You can bring food and water into the stadium, as long as the food is in a clear, Ziploc bag, and the water is sealed and smaller than a liter.

Atmosphere 4

The stadium itself has a very nice, unique look to it. It has a southern and Midwestern flavor as far as the main architecture goes in the infield. The Rangers and Royals offices down the right and left field lines respectively also have that same design, with all of the offices facing in toward the stadium. Most of the buildings on the Surprise Recreation Campus are all built the same way, which makes the area stand out.

The main entrance gates are all in the outfield, one on each foul line, and the main one along with the ticket office in dead center. Putting the main entrance in center field is interesting. They do this at Surprise because of the training facilities that bump up against the stadium. That’s the most unique part of the Rangers and Royals facility.

The seats themselves are not too comfortable, but they do all have cup holders. There are several suites if that is the direction you’re looking to go. The Rangers dugout is down the first base line, with their bullpen just beyond the right field wall. The visiting team is on the third base line with their bullpen in left field. The handicapped general admission area is directly behind each bullpen, so there isn’t too much room for the general public to be able to stand or sit next to the bullpen if that’s what you prefer to do.

There are several team shops. The biggest one is a tent along the first base line, and there are other ones behind home plate, along the third base line, and in center field. The sound is okay for the most part, but when you get to the outfield, something weird happens. The sound coming from the speakers doesn’t line up perfectly around the park, so you get a bizarre, irritating delay coming from the infield. It’s annoying.

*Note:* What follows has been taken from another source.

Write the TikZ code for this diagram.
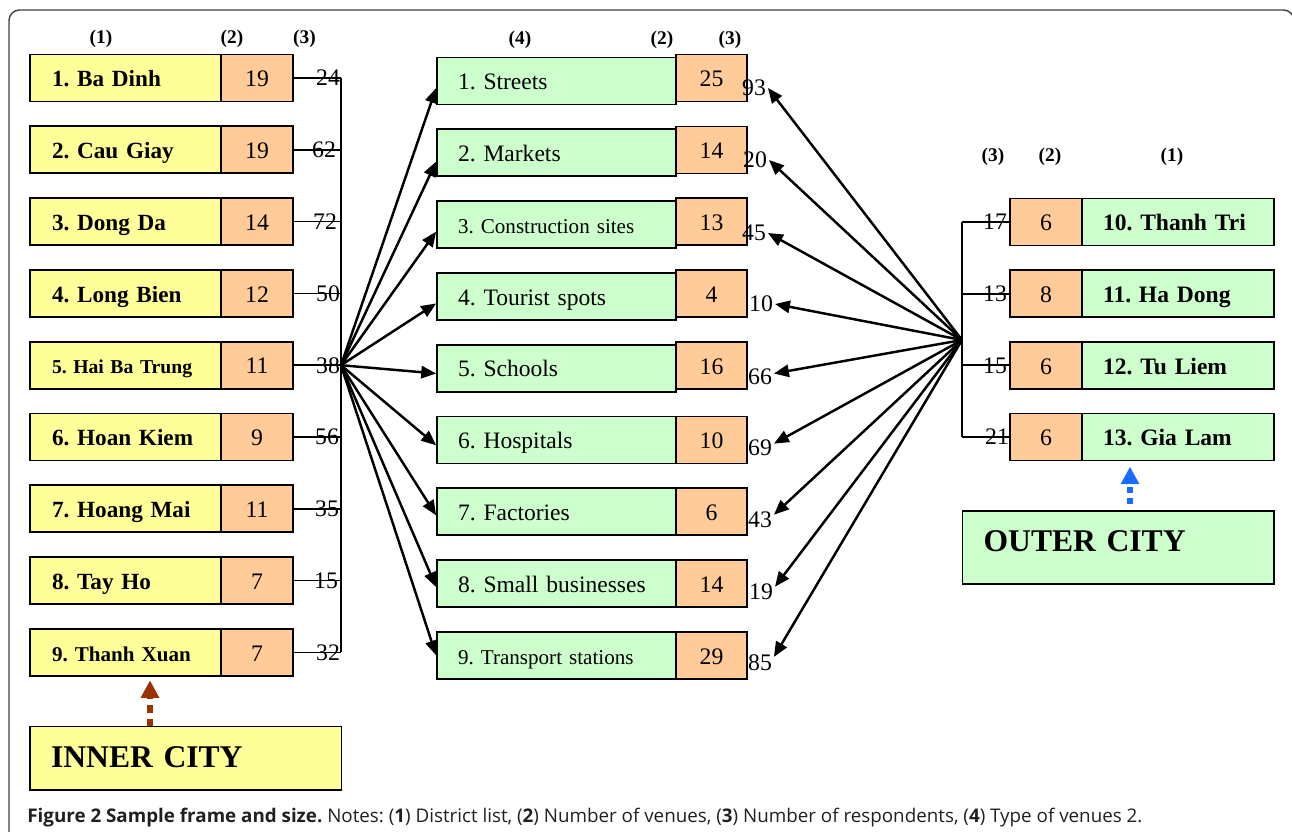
\documentclass[tikz,border=0pt]{standalone}
\usepackage{fontspec}
\setmainfont{Liberation Serif}
\newfontfamily\capfont{Open Sans}
\usetikzlibrary{arrows.meta}
\definecolor{distyellow}{HTML}{FFFF99}
\definecolor{venueorange}{HTML}{FFCC99}
\definecolor{typegreen}{HTML}{CCFFCC}
\definecolor{innerbrown}{HTML}{993300}
\definecolor{outerblue}{HTML}{1A6BFF}
\definecolor{captext}{HTML}{231F20}
\frenchspacing

\begin{document}
\begin{tikzpicture}[x=0.02cm, y=-0.02cm,
    box/.style={draw, line width=1pt, minimum height=0.94cm, inner ysep=0pt, text height=10pt, text depth=0pt},
    dist/.style={box, fill=distyellow, minimum width=3.82cm, text width=2.94cm, inner xsep=0.44cm, align=left, font=\bfseries\fontsize{13.2}{15}\selectfont},
    rdist/.style={box, fill=typegreen, minimum width=3.84cm, text width=3.0cm, inner xsep=0.42cm, align=left, font=\bfseries\fontsize{13.4}{15}\selectfont},
    vtype/.style={box, fill=typegreen, minimum width=4.78cm, text width=3.94cm, inner xsep=0.42cm, align=left, font=\fontsize{13.4}{15}\selectfont},
    num/.style={box, fill=venueorange, minimum width=1.44cm, font=\fontsize{13.5}{15}\selectfont},
    city/.style={draw, line width=1pt, minimum width=6.23cm, text width=5.39cm, inner xsep=0.42cm, inner ysep=0pt, align=left, font=\bfseries\fontsize{18}{20}\selectfont},
    resp/.style={inner sep=1pt, font=\fontsize{13.5}{15}\selectfont},
    hdr/.style={font=\bfseries\fontsize{11}{13}\selectfont},
    link/.style={line width=1pt},
    fan/.style={line width=1.4pt, -{Triangle[length=8.5pt,width=7pt]}},
    dotarr/.style={line width=3.4pt, dash pattern=on 3.4pt off 3.1pt, -{Triangle[length=10pt,width=10pt]}}
]
\useasboundingbox (0,0) rectangle (1292,832);
\draw[line width=0.8pt, draw=black!75, rounded corners=6pt] (9,850) -- (9,10) -- (1294,10) -- (1294,850);

\node[hdr] (h1) at (101,39) {(1)};
\node[hdr] (h2) at (232,39) {(2)};
\node[hdr] (h3) at (304.5,39) {(3)};
\node[hdr] (h4) at (520,40) {(4)};
\node[hdr] (h5) at (662,40) {(2)};
\node[hdr] (h6) at (730,40) {(3)};
\node[hdr] (h7) at (993,157) {(3)};
\node[hdr] (h8) at (1050,157) {(2)};
\node[hdr] (h9) at (1172,157) {(1)};

\node[dist] (d1) at (125.5,78) {1. Ba Dinh};
\node[num] (n1) at (257,78) {19};
\node[dist] (d2) at (125.5,149.8) {2. Cau Giay};
\node[num] (n2) at (257,149.8) {19};
\node[dist] (d3) at (125.5,221.6) {3. Dong Da};
\node[num] (n3) at (257,221.6) {14};
\node[dist] (d4) at (125.5,293.4) {4. Long Bien};
\node[num] (n4) at (257,293.4) {12};
\node[dist, font=\bfseries\fontsize{11.2}{13}\selectfont] (d5) at (125.5,365.2) {5. Hai Ba Trung};
\node[num] (n5) at (257,365.2) {11};
\node[dist] (d6) at (125.5,437) {6. Hoan Kiem};
\node[num] (n6) at (257,437) {9};
\node[dist] (d7) at (125.5,508.8) {7. Hoang Mai};
\node[num] (n7) at (257,508.8) {11};
\node[dist] (d8) at (125.5,580.6) {8. Tay Ho};
\node[num] (n8) at (257,580.6) {7};
\node[dist, font=\bfseries\fontsize{12}{14}\selectfont] (d9) at (125.5,652.4) {9. Thanh Xuan};
\node[num] (n9) at (257,652.4) {7};

\coordinate (bl1) at (341,78);
\coordinate (bl2) at (341,149.8);
\coordinate (bl3) at (341,221.6);
\coordinate (bl4) at (341,293.4);
\coordinate (bl5) at (341,365.2);
\coordinate (bl6) at (341,437);
\coordinate (bl7) at (341,508.8);
\coordinate (bl8) at (341,580.6);
\coordinate (bl9) at (341,652.4);
\draw[link] (n1.east) -- (bl1);
\draw[link] (n2.east) -- (bl2);
\draw[link] (n3.east) -- (bl3);
\draw[link] (n4.east) -- (bl4);
\draw[link] (n5.east) -- (bl5);
\draw[link] (n6.east) -- (bl6);
\draw[link] (n7.east) -- (bl7);
\draw[link] (n8.east) -- (bl8);
\draw[link] (n9.east) -- (bl9);
\draw[link] (bl1) -- (bl9);
\node[resp] (l1) at (328,78) {24};
\node[resp] (l2) at (324,149.8) {62};
\node[resp] (l3) at (325,221.6) {72};
\node[resp] (l4) at (328,293.4) {50};
\node[resp] (l5) at (328,366) {38};
\node[resp] (l6) at (327,437) {56};
\node[resp] (l7) at (327,508.8) {35};
\node[resp] (l8) at (326,580.6) {15};
\node[resp] (l9) at (328,652.4) {32};

\node[vtype] (t1) at (556.5,81) {1. Streets};
\node[num, minimum width=1.43cm] (v1) at (711.5,78) {25};
\node[vtype] (t2) at (556.5,152.8) {2. Markets};
\node[num, minimum width=1.43cm] (v2) at (711.5,150) {14};
\node[vtype, font=\fontsize{12}{14}\selectfont] (t3) at (556.5,224.6) {3. Construction sites};
\node[num, minimum width=1.43cm] (v3) at (711.5,221.7) {13};
\node[vtype] (t4) at (556.5,296.4) {4. Tourist spots};
\node[num, minimum width=1.43cm] (v4) at (711.5,293.4) {4};
\node[vtype] (t5) at (556.5,368.2) {5. Schools};
\node[num, minimum width=1.43cm] (v5) at (711.5,365.5) {16};
\node[vtype] (t6) at (556.5,440) {6. Hospitals};
\node[num, minimum width=1.43cm] (v6) at (711.5,440) {10};
\node[vtype] (t7) at (556.5,511.8) {7. Factories};
\node[num, minimum width=1.43cm] (v7) at (711.5,511.8) {6};
\node[vtype] (t8) at (556.5,583.6) {8. Small businesses};
\node[num, minimum width=1.43cm] (v8) at (711.5,583.6) {14};
\node[vtype, font=\fontsize{12}{14}\selectfont] (t9) at (556.5,655.4) {9. Transport stations};
\node[num, minimum width=1.43cm] (v9) at (711.5,655.4) {29};

\draw[fan] (bl5) -- ([yshift=-4pt]t1.west);
\draw[fan] (bl5) -- ([yshift=-5pt]t2.west);
\draw[fan] (bl5) -- ([yshift=-4pt]t3.west);
\draw[fan] (bl5) -- ([yshift=-4pt]t4.west);
\draw[fan] (bl5) -- ([yshift=-3pt]t5.west);
\draw[fan] (bl5) -- ([yshift=-3pt]t6.west);
\draw[fan] (bl5) -- ([yshift=-2pt]t7.west);
\draw[fan] (bl5) -- ([yshift=-2pt]t8.west);
\draw[fan] (bl5) -- (t9.west);

\node[resp] (r1) at (754,88) {93};
\node[resp] (r2) at (755,160) {20};
\node[resp] (r3) at (754,233) {45};
\node[resp] (r4) at (761,304) {10};
\node[resp] (r5) at (760,377) {66};
\node[resp] (r6) at (760,448) {69};
\node[resp] (r7) at (760,520) {43};
\node[resp] (r8) at (761,592) {19};
\node[resp] (r9) at (760,663) {85};

\node[num] (w1) at (1046,222) {6};
\node[rdist] (e1) at (1178,222) {10. Thanh Tri};
\node[num] (w2) at (1046,293.7) {8};
\node[rdist] (e2) at (1178,293.7) {11. Ha Dong};
\node[num] (w3) at (1046,365.3) {6};
\node[rdist] (e3) at (1178,365.3) {12. Tu Liem};
\node[num] (w4) at (1046,437) {6};
\node[rdist] (e4) at (1178,437) {13. Gia Lam};

\coordinate (br1) at (962,222);
\coordinate (br2) at (962,293.7);
\coordinate (br3) at (962,365.3);
\coordinate (br4) at (962,437);
\coordinate (fanR) at (962,340);
\draw[link] (br1) -- (w1.west);
\draw[link] (br2) -- (w2.west);
\draw[link] (br3) -- (w3.west);
\draw[link] (br4) -- (w4.west);
\draw[link] (br1) -- (br4);
\node[resp] (s1) at (995,222) {17};
\node[resp] (s2) at (995,293.7) {13};
\node[resp] (s3) at (995,365.3) {15};
\node[resp] (s4) at (997,437) {21};

\draw[fan] (fanR) -- (r1.east);
\draw[fan] (fanR) -- (r2.east);
\draw[fan] (fanR) -- (r3.east);
\draw[fan] (fanR) -- (r4.east);
\draw[fan] (fanR) -- ([yshift=2pt]r5.east);
\draw[fan] (fanR) -- ([yshift=2.5pt]r6.east);
\draw[fan] (fanR) -- ([yshift=3pt]r7.east);
\draw[fan] (fanR) -- ([yshift=3pt]r8.east);
\draw[fan] (fanR) -- ([yshift=3.5pt]r9.east);

\node[city, fill=typegreen, minimum height=1.46cm, text height=12pt, text depth=7.4pt] (outer) at (1118.3,547.5) {OUTER CITY};
\coordinate (outerarr) at (1130,504);
\draw[dotarr, outerblue] (outerarr) -- (outerarr |- e4.south) [shorten >=3pt];

\draw[dotarr, innerbrown, dash pattern=on 4.5pt off 3.5pt] (150,727) coordinate (innerarr) -- (innerarr |- d9.south) [shorten >=2pt];
\node[city, fill=distyellow, minimum height=1.27cm, text height=11pt, text depth=0pt] (inner) at (185.8,758.3) {INNER CITY};

\node[anchor=base west, inner sep=0pt, text=captext, font=\capfont\fontsize{10.7}{12}\selectfont] (cap) at (27,822.7) {\textbf{Figure 2 Sample frame and size.} Notes: (\textbf{1}) District list, (\textbf{2}) Number of venues, (\textbf{3}) Number of respondents, (\textbf{4}) Type of venues 2.};

\end{tikzpicture}
\end{document}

The park faces the northeast, so if you are going to a day game and want to sit in the shade, the third baseline is for you. There is a lot of foul territory in Surprise, so fans are not right on top of the action as they are in some other places.

Also, the lawn in enter field is roped off from the rest of the area because of the batter’s eye.

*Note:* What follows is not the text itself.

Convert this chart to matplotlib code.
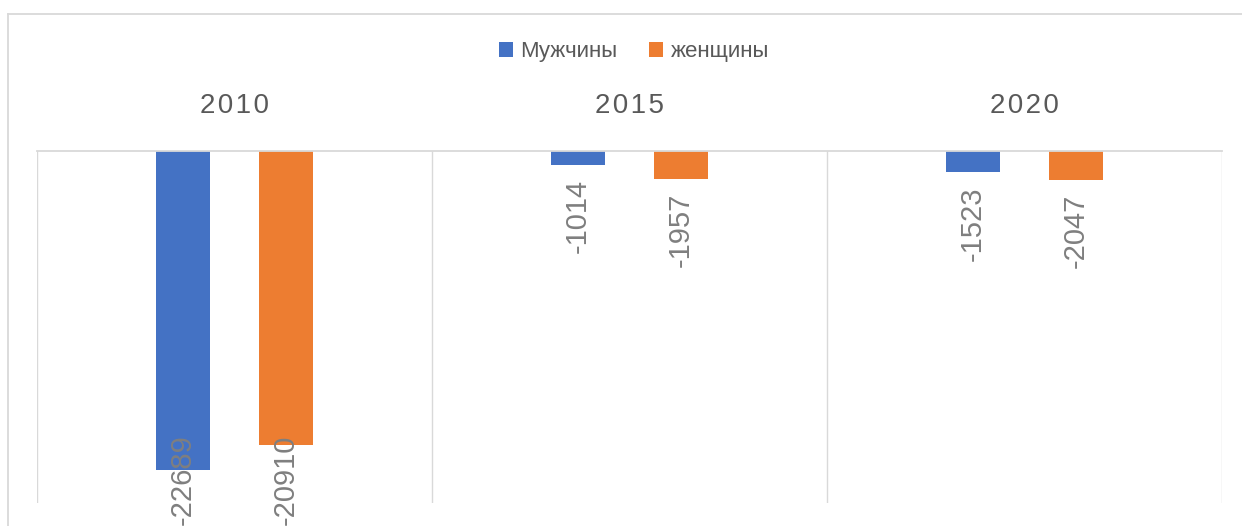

Surprise has several promotions during each game. After the third inning is the T-shirt toss. If a player hits a home run in the bottom of the 6th, beer costs just $3 during the top of the 7th. And during the top of the 8th inning, the PA announcer announces a select food item that is discounted for the rest of the inning.

Neighborhood 1

The Surprise Recreation Campus is sort of isolated from everything, so there isn’t too much of a neighborhood to speak of. Just east of the stadium is the main park, where there is an aquatic complex, tennis courts, and a pretty big park area.

That’s it though as far as things to do near the stadium, no restaurants or sports bars, or shopping malls to speak of in the immediate area. A few miles east along Bell you will find all kinds of chain restaurants and fast food, but not very many unique dining options. Longhorn Steakhouse is a nice restaurant that is located on Bell just west of Litchfield.

Fans 2

Surprise is a weird place to put a Spring Training stadium for several reasons, not the least of which is the demographics of Surprise and the towns around it. Surprise, Sun City, and Sun City West are mainly retirement communities. These people know a lot about baseball but aren’t the most vocal about it. It’s a very dead atmosphere for the most part. Ranger fans were not very vocal when I went to visit. The Royals fans were way more into the game.

Access 2

Surprise Stadium is probably the most difficult stadium to get to in the Cactus League. It isn’t near any highways yet, and the road that does lead out to it runs next to a train track the entire way. The easiest way to get there from the rest of the Phoenix Metro area is to exit the Loop 101 Agua Fria Fwy at Bell Rd and go west a long way. On Bell, you’ll drive through Peoria, Sun City, Surprise, Sun City West, and then be back in Surprise again. You’ll want to turn south off of Bell at Bullard Ave., which runs right next to the stadium and feeds to all the parking lots.

Even though the 303 is not completed, you can still access it from I-10 at the Sarival exit. The part of the highway near the stadium is done, but the rest of it is not, but it’s still easier than the other options for those coming from the south or west valley. If you take the 303, you’ll want to use the Greenway exit to get to the stadium.

Once at the stadium, parking is easy. There is tons of parking all around the park on the outfield side, with all the practice fields taking up the area behind home plate. Parking is free, but be sure to park in a lot on the correct side of the stadium.

Don’t park out by left field when you’re sitting on the first base line. It’s also easier to get out of the stadium if you park in the lots closer to the intersection of Bullard and Tierra Buena in the southeast corner of the stadium. Also, keep in mind that the only ticket office is located in center field (the northeast corner of the complex).

There’s one main concourse that goes all the way around the stadium. It can get a little bit jammed up behind home plate with all the concession stands and restrooms all being in that area. You can watch the game from anywhere on the concourse though as it is completely open.

Return on Investment 2

Rangers tickets cost anywhere from $8-$28 for a single game. Honestly, if I was a Rangers or Royals fan coming out to Arizona for Spring Training, I would not bother driving out to Surprise and just see them somewhere else. There isn’t a lot of food selection, the tickets are expensive, and the stadium is just not close to the rest of Phoenix. At least parking is free though.

Extras 2

The Rangers’ batting cages are set up right next to the concourse along the first base line. So if you get to the game early enough, you can hang out near the batting cages and watch the players take some BP before the game.

If you get to the area early enough, you can walk around the practice fields and watch the Rangers warm up before a game. I like that part of Spring Training a lot. It’s just something that you can’t do during the regular season, and it gives you an extra chance to get autographs if you don’t get one before the game. The Rangers sign autographs before the game along the first baseline for a little while.